If a truck is equal to 1.5 passenger cars and a right-turn is as well, and if a left-turn is equal to 2.5 passenger cars, then calculate the peak hour volume, peak hour factor (PHF), and the actual (design) flow rate for this approach.
[Solution Shown Below]
The first step in this solution is to find the total traffic volume for each 15 minute period in terms of passenger car units. This is done by multiplying the number of trucks by 1.5, the number of right turns by 1.5, and the number of left turns by 2.5. We then add these three numbers and the volume of straight-through cars together to get the total volume of traffic serviced in each interval. Once we have this, we can locate the hour with the highest volume and the 15 minute interval with the highest volume. The peak hour is shown in blue below with the peak 15 minute period shown in a darker shade of blue.

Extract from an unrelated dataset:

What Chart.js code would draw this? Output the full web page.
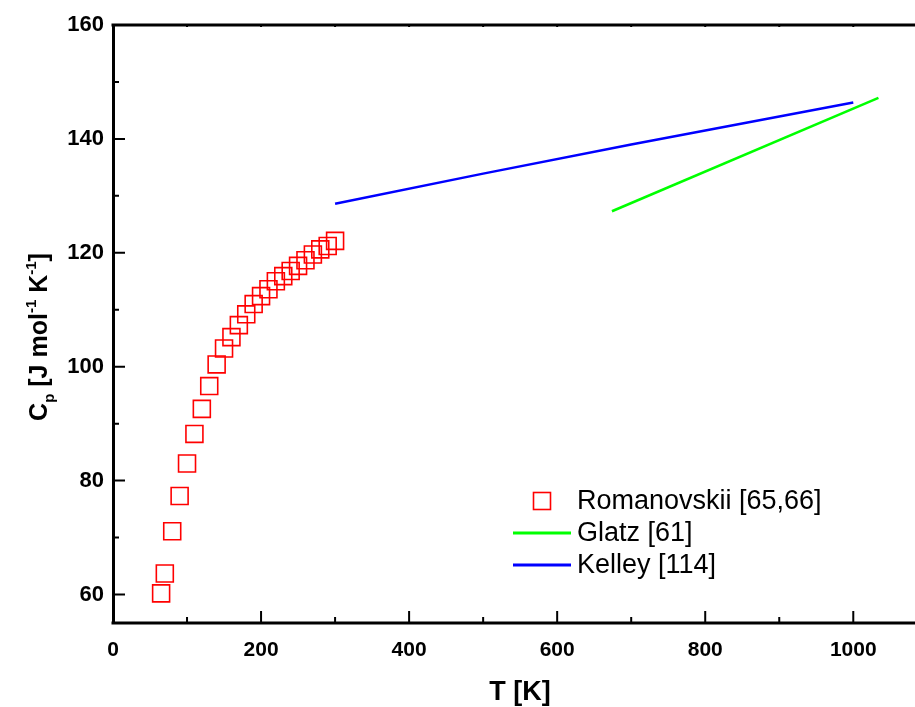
<!DOCTYPE html>
<html>
<head>
<meta charset="utf-8">
<script src="https://cdn.jsdelivr.net/npm/chart.js@4/dist/chart.umd.min.js"></script>
<style>
html,body{margin:0;padding:0;background:#fff;}
#wrap{width:915px;height:707px;position:relative;}
</style>
</head>
<body>
<div id="wrap"><canvas id="c" width="915" height="707"></canvas></div>
<script>
// Romanovskii [65,66] experimental points
const romT  = [65, 70, 80, 90, 100, 110, 120, 130, 140, 150, 160, 170, 180, 190, 200, 210, 220, 230, 240, 250, 260, 270, 280, 290, 300];
const romCp = [60.2, 63.7, 71.1, 77.3, 83.0, 88.2, 92.6, 96.6, 100.4, 103.2, 105.2, 107.3, 109.2, 111.0, 112.4, 113.6, 115.0, 115.9, 116.8, 117.7, 118.7, 119.7, 120.6, 121.2, 122.1];
// Glatz [61]
const glatzT  = [674, 1034];
const glatzCp = [127.3, 147.2];
// Kelley [114]
const kelleyT  = [300, 500, 700, 1000];
const kelleyCp = [128.6, 133.9, 139.0, 146.4];
// axis ticks
const xMajor = [0, 200, 400, 600, 800, 1000];
const xMinor = [100, 300, 500, 700, 900];
const yMajor = [60, 80, 100, 120, 140, 160];
const yMinor = [70, 90, 110, 130, 150];
const labels = ['Romanovskii [65,66]', 'Glatz [61]', 'Kelley [114]'];

const toPts = (xs, ys) => xs.map((x, i) => ({x: x, y: ys[i]}));
const FONT = "'Liberation Sans', Arial, sans-serif";

const decor = {
  id: 'decor',
  afterDraw(chart) {
    const ctx = chart.ctx, xs = chart.scales.x, ys = chart.scales.y, a = chart.chartArea;
    ctx.save();
    ctx.strokeStyle = '#000';
    ctx.lineWidth = 2;
    ctx.beginPath();
    xMajor.forEach(v => { const p = xs.getPixelForValue(v); ctx.moveTo(p, a.bottom); ctx.lineTo(p, a.bottom - 12); });
    xMinor.forEach(v => { const p = xs.getPixelForValue(v); ctx.moveTo(p, a.bottom); ctx.lineTo(p, a.bottom - 6); });
    yMajor.forEach(v => { const p = ys.getPixelForValue(v); ctx.moveTo(a.left, p); ctx.lineTo(a.left + 12, p); });
    yMinor.forEach(v => { const p = ys.getPixelForValue(v); ctx.moveTo(a.left, p); ctx.lineTo(a.left + 6, p); });
    xMajor.concat(xMinor).forEach(v => { const p = xs.getPixelForValue(v); ctx.moveTo(p, a.top); ctx.lineTo(p, a.top + 2); });
    ctx.stroke();
    // top and bottom axis lines running to the image edge
    ctx.lineWidth = 3;
    ctx.beginPath();
    ctx.moveTo(a.left - 1.5, a.top); ctx.lineTo(chart.width, a.top);
    ctx.moveTo(a.left - 1.5, a.bottom); ctx.lineTo(chart.width, a.bottom);
    ctx.stroke();

    // x title
    ctx.fillStyle = '#000';
    ctx.font = 'bold 27px ' + FONT;
    ctx.textAlign = 'center';
    ctx.textBaseline = 'alphabetic';
    ctx.fillText('T [K]', 520, 700);

    // y title (rotated, with sub/superscripts)
    const parts = [
      {t: 'C', f: 'bold 25px ', dy: 0},
      {t: 'p', f: 'bold 15px ', dy: 7},
      {t: ' [J mol', f: 'bold 25px ', dy: 0},
      {t: '-1', f: 'bold 15px ', dy: -11},
      {t: ' K', f: 'bold 25px ', dy: 0},
      {t: '-1', f: 'bold 15px ', dy: -11},
      {t: ']', f: 'bold 25px ', dy: 0}
    ];
    let total = 0;
    parts.forEach(p => { ctx.font = p.f + FONT; p.w = ctx.measureText(p.t).width; total += p.w; });
    ctx.translate(47, 337);
    ctx.rotate(-Math.PI / 2);
    ctx.textAlign = 'left';
    let x = -total / 2;
    parts.forEach(p => { ctx.font = p.f + FONT; ctx.fillText(p.t, x, p.dy); x += p.w; });
    ctx.restore();

    // legend
    ctx.save();
    const ds = chart.data.datasets;
    ctx.font = '27px ' + FONT;
    ctx.fillStyle = '#000';
    ctx.textBaseline = 'middle';
    ctx.textAlign = 'left';
    const ly = [501, 533, 565];
    ctx.strokeStyle = ds[0].borderColor; ctx.lineWidth = ds[0].borderWidth;
    ctx.strokeRect(533.5, ly[0] - 8.5, 17, 17);
    ctx.lineWidth = 3;
    ctx.strokeStyle = ds[1].borderColor;
    ctx.beginPath(); ctx.moveTo(513, ly[1]); ctx.lineTo(571, ly[1]); ctx.stroke();
    ctx.strokeStyle = ds[2].borderColor;
    ctx.beginPath(); ctx.moveTo(513, ly[2]); ctx.lineTo(571, ly[2]); ctx.stroke();
    labels.forEach((t, i) => ctx.fillText(t, 577, ly[i] + 1));
    ctx.restore();
  }
};

new Chart(document.getElementById('c'), {
  type: 'scatter',
  data: {
    datasets: [
      {label: labels[0], data: toPts(romT, romCp), pointStyle: 'rect', pointRadius: 12,
       borderColor: '#ff0000', backgroundColor: 'rgba(0,0,0,0)', borderWidth: 1.6, showLine: false},
      {label: labels[1], data: toPts(glatzT, glatzCp), borderColor: '#00ff00', backgroundColor: '#00ff00',
       borderWidth: 2.5, pointRadius: 0, showLine: true},
      {label: labels[2], data: toPts(kelleyT, kelleyCp), borderColor: '#0000ff', backgroundColor: '#0000ff',
       borderWidth: 2.5, pointRadius: 0, showLine: true}
    ]
  },
  options: {
    responsive: false,
    animation: false,
    events: [],
    layout: {padding: {left: 0, right: 0, top: 25, bottom: 0}},
    plugins: {legend: {display: false}, tooltip: {enabled: false}},
    scales: {
      x: {
        type: 'linear', min: 0, max: 1065,
        grid: {display: false, drawTicks: false},
        border: {display: false},
        ticks: {stepSize: 200, includeBounds: false, padding: 15, color: '#000',
                font: {family: FONT, size: 21, weight: 'bold'},
                callback: v => String(v)},
        afterFit: s => { s.height = 84; s.paddingLeft = 0; s.paddingRight = 0; }
      },
      y: {
        type: 'linear', min: 55, max: 160,
        grid: {display: false, drawTicks: false},
        border: {display: true, color: '#000', width: 3},
        ticks: {stepSize: 20, includeBounds: false, padding: 9, color: '#000',
                font: {family: FONT, size: 22, weight: 'bold'},
                callback: v => String(v)},
        afterFit: s => { s.width = 113; s.paddingTop = 0; s.paddingBottom = 0; s.paddingLeft = 0; s.paddingRight = 0; }
      }
    }
  },
  plugins: [decor]
});
</script>
</body>
</html>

The peak hour volume is just the sum of the volumes of the four 15 minute intervals within the peak hour (464 pcu). The peak 15 minute volume is 135 pcu in this case. The peak hour factor (PHF) is found by dividing the peak hour volume by four times the peak 15 minute volume.
PHF = 464 /(4 * 135) = 0.86
The actual (design) flow rate can be calculated by dividing the peak hour volume by the PHF, 464/0.86 = 540 pcu/hr, or by multiplying the peak 15 minute volume by four, 4 * 135 = 540 pcu/hr.